Task statement:
Will you output all of the data below exactly, omitting the images?

Source data:

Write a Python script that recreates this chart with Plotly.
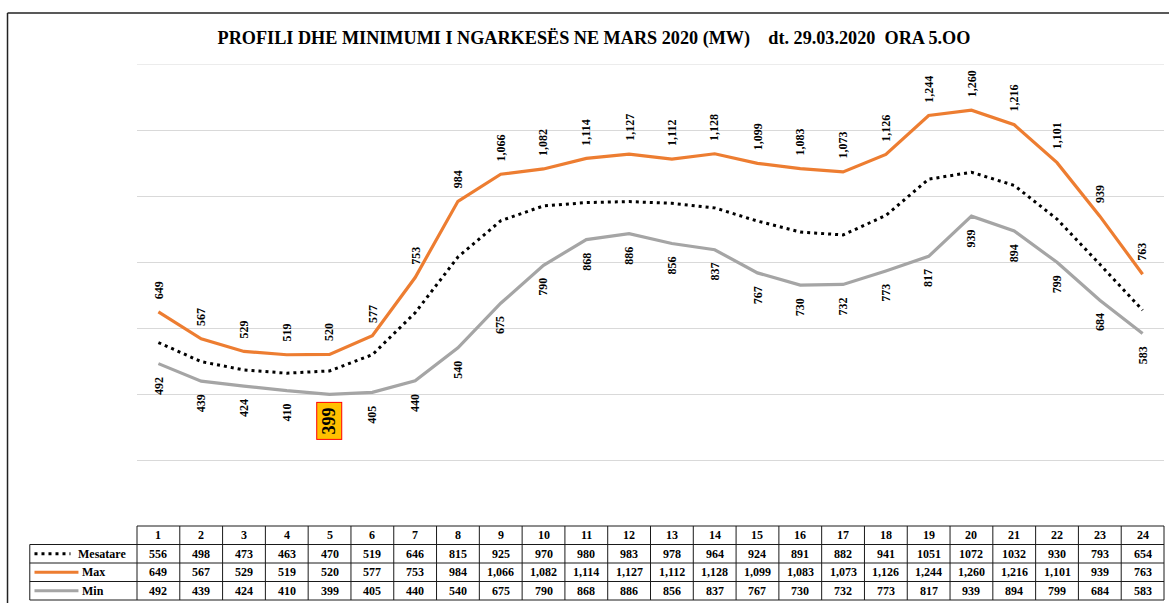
import plotly.graph_objects as go

# ---------------- data ----------------
hours = list(range(1, 25))
mesatare = [556, 498, 473, 463, 470, 519, 646, 815, 925, 970, 980, 983,
            978, 964, 924, 891, 882, 941, 1051, 1072, 1032, 930, 793, 654]
max_vals = [649, 567, 529, 519, 520, 577, 753, 984, 1066, 1082, 1114, 1127,
            1112, 1128, 1099, 1083, 1073, 1126, 1244, 1260, 1216, 1101, 939, 763]
min_vals = [492, 439, 424, 410, 399, 405, 440, 540, 675, 790, 868, 886,
            856, 837, 767, 730, 732, 773, 817, 939, 894, 799, 684, 583]
row_labels = ["Mesatare", "Max", "Min"]
title_text = ("PROFILI DHE MINIMUMI I NGARKESËS NE MARS 2020 (MW)"
              "\u00a0\u00a0\u00a0\u00a0dt. 29.03.2020\u00a0\u00a0ORA 5.OO")

# ---------------- styles / layout ----------------
W, H = 1169, 603
L, R, T, B = 136.6, 4.5, 64, 3
PW = W - L - R
PH = H - T - B
TABLE_H = 74.0
D = TABLE_H / PH            # fraction of plot height used by table
FONT = "Liberation Serif"
C_MAX = "#ED7D31"
C_MIN = "#A5A5A5"
C_AVG = "#000000"
GRID = "#D9D9D9"
Y_MAX = 1400


def pxx(px):
    return (px - L) / PW


def pxy(py):
    return (H - B - py) / PH


def row_y(r):
    return D * (1 - r / 4.0)


fig = go.Figure()
fig.add_trace(go.Scatter(x=hours, y=min_vals, mode="lines", name="Min",
                         line=dict(color=C_MIN, width=3.2)))
fig.add_trace(go.Scatter(x=hours, y=max_vals, mode="lines", name="Max",
                         line=dict(color=C_MAX, width=3.2)))
fig.add_trace(go.Scatter(x=hours, y=mesatare, mode="lines", name="Mesatare",
                         line=dict(color=C_AVG, width=3, dash="3px,4px")))

ann = []
lab_font = dict(family=FONT, size=12, color="black", weight="bold")
min_idx = min_vals.index(min(min_vals))
for h, v in zip(hours, max_vals):
    ann.append(dict(x=h, y=v, xref="x", yref="y", text=f"{v:,}", showarrow=False,
                    textangle=-90, yanchor="bottom", xanchor="center", yshift=11,
                    font=lab_font))
for i, (h, v) in enumerate(zip(hours, min_vals)):
    if i == min_idx:
        ann.append(dict(x=h, y=v, xref="x", yref="y", text=f"{v:,}", showarrow=False,
                        textangle=-90, yanchor="top", xanchor="center", yshift=-8,
                        font=dict(family=FONT, size=18, color="black", weight="bold"),
                        bgcolor="#FFC000", bordercolor="#FF0000", borderwidth=1,
                        borderpad=0, width=36, height=24))
    else:
        ann.append(dict(x=h, y=v, xref="x", yref="y", text=f"{v:,}", showarrow=False,
                        textangle=-90, yanchor="top", xanchor="center", yshift=-11,
                        font=lab_font))

# ---------------- table ----------------
tab_font = dict(family=FONT, size=12, color="black", weight="bold")
rows_text = [
    [str(v) for v in mesatare],
    [f"{v:,}" for v in max_vals],
    [f"{v:,}" for v in min_vals],
]
for h in hours:
    ann.append(dict(x=h, y=(row_y(0) + row_y(1)) / 2, xref="x", yref="paper",
                    text=str(h), showarrow=False, font=tab_font,
                    xanchor="center", yanchor="middle"))
for r, vals in enumerate(rows_text, start=1):
    yc = (row_y(r) + row_y(r + 1)) / 2
    for h, t in zip(hours, vals):
        ann.append(dict(x=h, y=yc, xref="x", yref="paper", text=t, showarrow=False,
                        font=tab_font, xanchor="center", yanchor="middle"))
label_x = [76, 80, 80]
for r, (lab, lx) in enumerate(zip(row_labels, label_x), start=1):
    yc = (row_y(r) + row_y(r + 1)) / 2
    ann.append(dict(x=pxx(lx), y=yc, xref="paper", yref="paper", text=lab,
                    showarrow=False, font=tab_font, xanchor="left", yanchor="middle"))

shapes = []
# top gridline (plotly omits the grid line on the range edge)
shapes.append(dict(type="line", xref="paper", yref="y", x0=0, x1=1,
                   y0=Y_MAX, y1=Y_MAX, layer="below",
                   line=dict(color=GRID, width=1)))
tline = dict(color="#1a1a1a", width=1)
TL = pxx(29.3)
# horizontal lines
shapes.append(dict(type="line", xref="paper", yref="paper", x0=0, x1=1,
                   y0=row_y(0), y1=row_y(0), line=tline))
for r in range(1, 5):
    shapes.append(dict(type="line", xref="paper", yref="paper", x0=TL, x1=1,
                       y0=row_y(r), y1=row_y(r), line=tline))
# vertical lines
for k in range(25):
    shapes.append(dict(type="line", xref="paper", yref="paper", x0=k / 24, x1=k / 24,
                       y0=row_y(4), y1=row_y(0), line=tline))
shapes.append(dict(type="line", xref="paper", yref="paper", x0=TL, x1=TL,
                   y0=row_y(4), y1=row_y(1), line=tline))
# legend keys
for r, (col, dash, w, xe) in enumerate([(C_AVG, "3px,4px", 3, 70),
                                         (C_MAX, "solid", 3.2, 78),
                                         (C_MIN, "solid", 3.2, 78)], start=1):
    yc = (row_y(r) + row_y(r + 1)) / 2
    shapes.append(dict(type="line", xref="paper", yref="paper", x0=pxx(34), x1=pxx(xe),
                       y0=yc, y1=yc, line=dict(color=col, width=w, dash=dash)))
# outer frame (left + top)
shapes.append(dict(type="line", xref="paper", yref="paper", x0=pxx(7), x1=pxx(7),
                   y0=pxy(13), y1=pxy(610), line=dict(color="#222", width=1.5)))
shapes.append(dict(type="line", xref="paper", yref="paper", x0=pxx(7), x1=pxx(1175),
                   y0=pxy(13), y1=pxy(13), line=dict(color="#222", width=1.5)))

fig.update_layout(
    width=W, height=H,
    margin=dict(l=L, r=R, t=T, b=B, autoexpand=False),
    paper_bgcolor="white", plot_bgcolor="white",
    showlegend=False,
    title=dict(text=title_text, x=594 / W, xanchor="center", y=1 - 38 / H,
               yanchor="middle", xref="container", yref="container",
               font=dict(family=FONT, size=18.2, color="black", weight="bold")),
    xaxis=dict(range=[0.5, 24.5], visible=False, fixedrange=True),
    yaxis=dict(domain=[D, 1], range=[0, Y_MAX], dtick=200,
               showgrid=True,
               gridcolor=GRID, gridwidth=1, showticklabels=False, ticks="",
               zeroline=False, showline=False, fixedrange=True),
    annotations=ann,
    shapes=shapes,
)

fig.write_html("out.html",
               config={"displayModeBar": False},
               post_script="document.body.style.margin='0';"
                           "document.body.style.overflow='hidden';")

Exercise response:
Write a Python script that recreates this chart with Plotly.
import plotly.graph_objects as go

# ---------------- data ----------------
hours = list(range(1, 25))
mesatare = [556, 498, 473, 463, 470, 519, 646, 815, 925, 970, 980, 983,
            978, 964, 924, 891, 882, 941, 1051, 1072, 1032, 930, 793, 654]
max_vals = [649, 567, 529, 519, 520, 577, 753, 984, 1066, 1082, 1114, 1127,
            1112, 1128, 1099, 1083, 1073, 1126, 1244, 1260, 1216, 1101, 939, 763]
min_vals = [492, 439, 424, 410, 399, 405, 440, 540, 675, 790, 868, 886,
            856, 837, 767, 730, 732, 773, 817, 939, 894, 799, 684, 583]
row_labels = ["Mesatare", "Max", "Min"]
title_text = ("PROFILI DHE MINIMUMI I NGARKESËS NE MARS 2020 (MW)"
              "\u00a0\u00a0\u00a0\u00a0dt. 29.03.2020\u00a0\u00a0ORA 5.OO")

# ---------------- styles / layout ----------------
W, H = 1169, 603
L, R, T, B = 136.6, 4.5, 64, 3
PW = W - L - R
PH = H - T - B
TABLE_H = 74.0
D = TABLE_H / PH            # fraction of plot height used by table
FONT = "Liberation Serif"
C_MAX = "#ED7D31"
C_MIN = "#A5A5A5"
C_AVG = "#000000"
GRID = "#D9D9D9"
Y_MAX = 1400


def pxx(px):
    return (px - L) / PW


def pxy(py):
    return (H - B - py) / PH


def row_y(r):
    return D * (1 - r / 4.0)


fig = go.Figure()
fig.add_trace(go.Scatter(x=hours, y=min_vals, mode="lines", name="Min",
                         line=dict(color=C_MIN, width=3.2)))
fig.add_trace(go.Scatter(x=hours, y=max_vals, mode="lines", name="Max",
                         line=dict(color=C_MAX, width=3.2)))
fig.add_trace(go.Scatter(x=hours, y=mesatare, mode="lines", name="Mesatare",
                         line=dict(color=C_AVG, width=3, dash="3px,4px")))

ann = []
lab_font = dict(family=FONT, size=12, color="black", weight="bold")
min_idx = min_vals.index(min(min_vals))
for h, v in zip(hours, max_vals):
    ann.append(dict(x=h, y=v, xref="x", yref="y", text=f"{v:,}", showarrow=False,
                    textangle=-90, yanchor="bottom", xanchor="center", yshift=11,
                    font=lab_font))
for i, (h, v) in enumerate(zip(hours, min_vals)):
    if i == min_idx:
        ann.append(dict(x=h, y=v, xref="x", yref="y", text=f"{v:,}", showarrow=False,
                        textangle=-90, yanchor="top", xanchor="center", yshift=-8,
                        font=dict(family=FONT, size=18, color="black", weight="bold"),
                        bgcolor="#FFC000", bordercolor="#FF0000", borderwidth=1,
                        borderpad=0, width=36, height=24))
    else:
        ann.append(dict(x=h, y=v, xref="x", yref="y", text=f"{v:,}", showarrow=False,
                        textangle=-90, yanchor="top", xanchor="center", yshift=-11,
                        font=lab_font))

# ---------------- table ----------------
tab_font = dict(family=FONT, size=12, color="black", weight="bold")
rows_text = [
    [str(v) for v in mesatare],
    [f"{v:,}" for v in max_vals],
    [f"{v:,}" for v in min_vals],
]
for h in hours:
    ann.append(dict(x=h, y=(row_y(0) + row_y(1)) / 2, xref="x", yref="paper",
                    text=str(h), showarrow=False, font=tab_font,
                    xanchor="center", yanchor="middle"))
for r, vals in enumerate(rows_text, start=1):
    yc = (row_y(r) + row_y(r + 1)) / 2
    for h, t in zip(hours, vals):
        ann.append(dict(x=h, y=yc, xref="x", yref="paper", text=t, showarrow=False,
                        font=tab_font, xanchor="center", yanchor="middle"))
label_x = [76, 80, 80]
for r, (lab, lx) in enumerate(zip(row_labels, label_x), start=1):
    yc = (row_y(r) + row_y(r + 1)) / 2
    ann.append(dict(x=pxx(lx), y=yc, xref="paper", yref="paper", text=lab,
                    showarrow=False, font=tab_font, xanchor="left", yanchor="middle"))

shapes = []
# top gridline (plotly omits the grid line on the range edge)
shapes.append(dict(type="line", xref="paper", yref="y", x0=0, x1=1,
                   y0=Y_MAX, y1=Y_MAX, layer="below",
                   line=dict(color=GRID, width=1)))
tline = dict(color="#1a1a1a", width=1)
TL = pxx(29.3)
# horizontal lines
shapes.append(dict(type="line", xref="paper", yref="paper", x0=0, x1=1,
                   y0=row_y(0), y1=row_y(0), line=tline))
for r in range(1, 5):
    shapes.append(dict(type="line", xref="paper", yref="paper", x0=TL, x1=1,
                       y0=row_y(r), y1=row_y(r), line=tline))
# vertical lines
for k in range(25):
    shapes.append(dict(type="line", xref="paper", yref="paper", x0=k / 24, x1=k / 24,
                       y0=row_y(4), y1=row_y(0), line=tline))
shapes.append(dict(type="line", xref="paper", yref="paper", x0=TL, x1=TL,
                   y0=row_y(4), y1=row_y(1), line=tline))
# legend keys
for r, (col, dash, w, xe) in enumerate([(C_AVG, "3px,4px", 3, 70),
                                         (C_MAX, "solid", 3.2, 78),
                                         (C_MIN, "solid", 3.2, 78)], start=1):
    yc = (row_y(r) + row_y(r + 1)) / 2
    shapes.append(dict(type="line", xref="paper", yref="paper", x0=pxx(34), x1=pxx(xe),
                       y0=yc, y1=yc, line=dict(color=col, width=w, dash=dash)))
# outer frame (left + top)
shapes.append(dict(type="line", xref="paper", yref="paper", x0=pxx(7), x1=pxx(7),
                   y0=pxy(13), y1=pxy(610), line=dict(color="#222", width=1.5)))
shapes.append(dict(type="line", xref="paper", yref="paper", x0=pxx(7), x1=pxx(1175),
                   y0=pxy(13), y1=pxy(13), line=dict(color="#222", width=1.5)))

fig.update_layout(
    width=W, height=H,
    margin=dict(l=L, r=R, t=T, b=B, autoexpand=False),
    paper_bgcolor="white", plot_bgcolor="white",
    showlegend=False,
    title=dict(text=title_text, x=594 / W, xanchor="center", y=1 - 38 / H,
               yanchor="middle", xref="container", yref="container",
               font=dict(family=FONT, size=18.2, color="black", weight="bold")),
    xaxis=dict(range=[0.5, 24.5], visible=False, fixedrange=True),
    yaxis=dict(domain=[D, 1], range=[0, Y_MAX], dtick=200,
               showgrid=True,
               gridcolor=GRID, gridwidth=1, showticklabels=False, ticks="",
               zeroline=False, showline=False, fixedrange=True),
    annotations=ann,
    shapes=shapes,
)

fig.write_html("out.html",
               config={"displayModeBar": False},
               post_script="document.body.style.margin='0';"
                           "document.body.style.overflow='hidden';")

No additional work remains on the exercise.